Man Selling EA’s Humble Bundle On eBay Tells Kotaku: ‘Business Is Business’

Yesterday we discovered that eBay user jazz_singh.88 was exploiting EA’s Humble Bundle for his own profit, buying multiple copies of the bundle at a low price, then selling them on eBay for over twice the price — essentially exploiting a charitable gesture by EA for his own profit.

After we informed eBay Australia, the auction was closed down, but now it seems as though a second auction has opened on eBay using the precise same method. The image, the words, the product: everything is precisely the same. Only the username has changed, and the region.

This time, instead of jazz_singh.88 it’s michael.4581 doing the selling and the auction is based in the UK instead of Australia but, allowing for exchange rates, the price is almost exactly the same: $10 Australian.
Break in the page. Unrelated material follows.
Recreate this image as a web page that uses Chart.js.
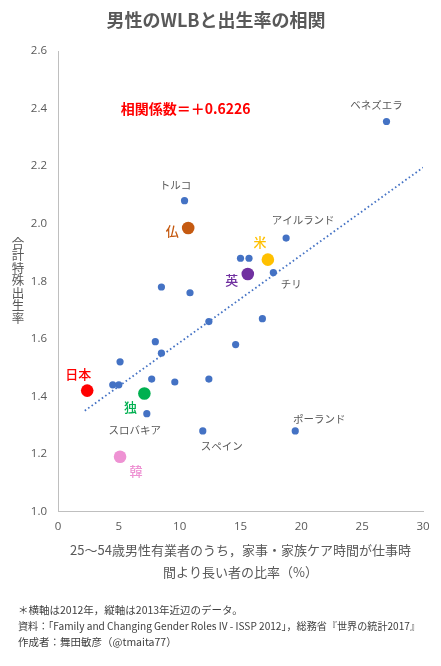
<!DOCTYPE html>
<html>
<head>
<meta charset="utf-8">
<script src="https://cdn.jsdelivr.net/npm/chart.js@4"></script>
<style>
  html, body { margin: 0; padding: 0; background: #fff; }
  #wrap { width: 441px; height: 666px; }
</style>
</head>
<body>
<div id="wrap"><canvas id="chart" width="441" height="666"></canvas></div>
<script>
// blue points: share of men whose housework/care time exceeds work time (%), total fertility rate
const otherNames = ["ベネズエラ", "トルコ", "アイルランド", "", "", "チリ", "", "", "", "",
                    "", "", "", "", "", "", "", "", "", "スロバキア", "スペイン", "ポーランド"];
const otherX = [27.0, 10.4, 18.75, 15.0, 15.7, 17.7, 8.5, 10.85, 12.4, 16.8,
                8.0, 14.6, 8.5, 5.1, 4.5, 5.0, 7.7, 9.6, 12.4, 7.3, 11.9, 19.5];
const otherY = [2.355, 2.08, 1.95, 1.88, 1.88, 1.83, 1.78, 1.76, 1.66, 1.67,
                1.59, 1.58, 1.55, 1.52, 1.44, 1.44, 1.46, 1.45, 1.46, 1.34, 1.28, 1.28];

// highlighted countries
const keyNames = ["日本", "仏", "米", "英", "独", "韓"];
const keyX = [2.4, 10.7, 17.25, 15.6, 7.1, 5.1];
const keyY = [1.42, 1.985, 1.875, 1.825, 1.41, 1.19];

// dotted trend line end points
const trendX = [2.2, 30];
const trendY = [1.35, 2.195];

const xTicks = [0, 5, 10, 15, 20, 25, 30];
const yTicks = [1.0, 1.2, 1.4, 1.6, 1.8, 2.0, 2.2, 2.4, 2.6];

const titleText = "男性のWLBと出生率の相関";
const corrText = "相関係数＝＋0.6226";
const yTitle = "合計特殊出生率";
const xTitle = ["25～54歳男性有業者のうち，家事・家族ケア時間が仕事時", "間より長い者の比率（%）"];
const notes = [
    "＊横軸は2012年，縦軸は2013年近辺のデータ。",
    "資料：「Family and Changing Gender Roles IV - ISSP 2012」，総務省『世界の統計2017』",
    "作成者：舞田敏彦（@tmaita77）"
];

// label styling (colour, offsets from point)
const keyColors = { "日本": "#FF0000", "仏": "#C55A11", "米": "#FFC000", "英": "#7030A0", "独": "#00B050", "韓": "#EE92D3" };
const labelOffsets = {
    "ベネズエラ": [-10, -16], "トルコ": [-9, -16], "アイルランド": [17, -18], "チリ": [18, 11],
    "スロバキア": [-12, 16], "スペイン": [19, 15], "ポーランド": [24, -12],
    "日本": [-9, -17], "仏": [-16, 3], "米": [-8, -18], "英": [-16, 6], "独": [-14, 14], "韓": [16, 14]
};

const JP = '"Noto Sans CJK JP", "Noto Sans", sans-serif';
const GREY = "#595959";

const toPts = (xs, ys) => xs.map((x, i) => ({ x: x, y: ys[i] }));

const textPlugin = {
    id: "texts",
    afterDatasetsDraw(chart) {
        const ctx = chart.ctx;
        const area = chart.chartArea;
        const sx = chart.scales.x, sy = chart.scales.y;
        ctx.save();
        ctx.textAlign = "center";
        ctx.textBaseline = "middle";

        // point labels
        const sets = [[0, otherNames], [1, keyNames]];
        sets.forEach(([di, names]) => {
            const meta = chart.getDatasetMeta(di);
            meta.data.forEach((pt, i) => {
                const name = names[i];
                if (!name) return;
                const off = labelOffsets[name] || [0, -14];
                if (di === 1) {
                    ctx.fillStyle = keyColors[name];
                    ctx.font = "500 13px " + JP;
                } else {
                    ctx.fillStyle = GREY;
                    ctx.font = "10.5px " + JP;
                }
                ctx.fillText(name, pt.x + off[0], pt.y + off[1]);
            });
        });

        // correlation
        ctx.textAlign = "left";
        ctx.fillStyle = "#FF0000";
        ctx.font = "bold 14px " + JP;
        ctx.fillText(corrText, sx.getPixelForValue(5.15), sy.getPixelForValue(2.4));

        // title
        ctx.textAlign = "center";
        ctx.fillStyle = GREY;
        ctx.font = "bold 18px " + JP;
        ctx.fillText(titleText, 216, 20);

        // y title, upright stacked characters
        ctx.font = "12.5px " + JP;
        const chars = Array.from(yTitle);
        chars.forEach((c, i) => ctx.fillText(c, 18, 243 + i * 12.5));

        // x title
        const cx = (area.left + area.right) / 2;
        ctx.font = "13px " + JP;
        ctx.fillText(xTitle[0], cx, 550);
        ctx.fillText(xTitle[1], cx, 572);

        // notes
        ctx.textAlign = "left";
        ctx.fillStyle = "#404040";
        ctx.font = "10.5px " + JP;
        notes.forEach((n, i) => ctx.fillText(n, 18, 610 + i * 16, 402));
        ctx.restore();
    }
};

new Chart(document.getElementById("chart"), {
    type: "scatter",
    data: {
        datasets: [
            {
                data: toPts(otherX, otherY),
                backgroundColor: "#4472C4",
                borderWidth: 0,
                pointRadius: 3.6,
                order: 1
            },
            {
                data: toPts(keyX, keyY),
                backgroundColor: keyNames.map(n => keyColors[n]),
                borderWidth: 0,
                pointRadius: 6.3,
                order: 0
            },
            {
                data: toPts(trendX, trendY),
                showLine: true,
                borderColor: "#4472C4",
                borderWidth: 1.8,
                borderDash: [1.6, 2.6],
                pointRadius: 0,
                order: 2
            }
        ]
    },
    options: {
        responsive: false,
        animation: false,
        layout: { padding: { top: 51, left: 0, right: 18, bottom: 0 } },
        plugins: { legend: { display: false }, tooltip: { enabled: false }, title: { display: false } },
        scales: {
            x: {
                type: "linear",
                min: 0,
                max: 30,
                afterBuildTicks: s => { s.ticks = xTicks.map(v => ({ value: v })); },
                afterFit: s => { s.height = 154.5; },
                grid: { display: false, drawTicks: false },
                border: { display: true, color: "#BFBFBF", width: 1 },
                ticks: { color: GREY, font: { family: "Open Sans", size: 11.5 }, padding: 8 }
            },
            y: {
                type: "linear",
                min: 1.0,
                max: 2.6,
                afterBuildTicks: s => { s.ticks = yTicks.map(v => ({ value: v })); },
                afterFit: s => { s.width = 58; },
                grid: { display: false, drawTicks: false },
                border: { display: true, color: "#BFBFBF", width: 1 },
                ticks: { color: GREY, font: { family: "Open Sans", size: 11.5 }, padding: 11,
                         callback: v => Number(v).toFixed(1) }
            }
        }
    },
    plugins: [textPlugin]
});
</script>
</body>
</html>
We contacted michael.4581, asking him if he was aware of what he was doing. We asked jazz_singh.88 the exact same question and didn’t receive a response. Michael.4581, however, messaged us back.

“[B]usiness is business,” he replied, “plus every time one is bought, I buy one of the humblebundle, which means more money is going to charity.”

Business may well be business, but the fact is both michael.4581 and jazz_singh.88 are exploiting customers, and acting against the spirit in which EA’s Humble Bundle was intended. Every single cent of money raised by the bundle is supposed to go to various different charities, not the pockets of eBay auctioneers.

eBay Australia agrees — while both of these auctions don’t necessarily go against eBay’s policies, it reserves the right to make a judgement call, which it did in jazz_singh.88’s case, by removing the auction.

“The resale of items purchased from charities is allowed on eBay,” eBay Australia said, in a statement sent to Kotaku yesterday. “But we do reserve the right to make judgement calls about them – for example we would hope that our members would not knowingly divert funds away from charities, and we wouldn’t allow listings that somehow suggest that the item for sale is still of benefit to a charity. We have taken many of those types of listings down in the past and will continue to do so moving forward.”

Perhaps the most alarming thing about this situation is the fact that both auctions are precisely the same in content and in product — meaning that either the same person is using multiple accounts, or the auction is part of a larger group attempting the same scam in multiple different regions.

We’ve contacted eBay for comment and will update when we receive a response.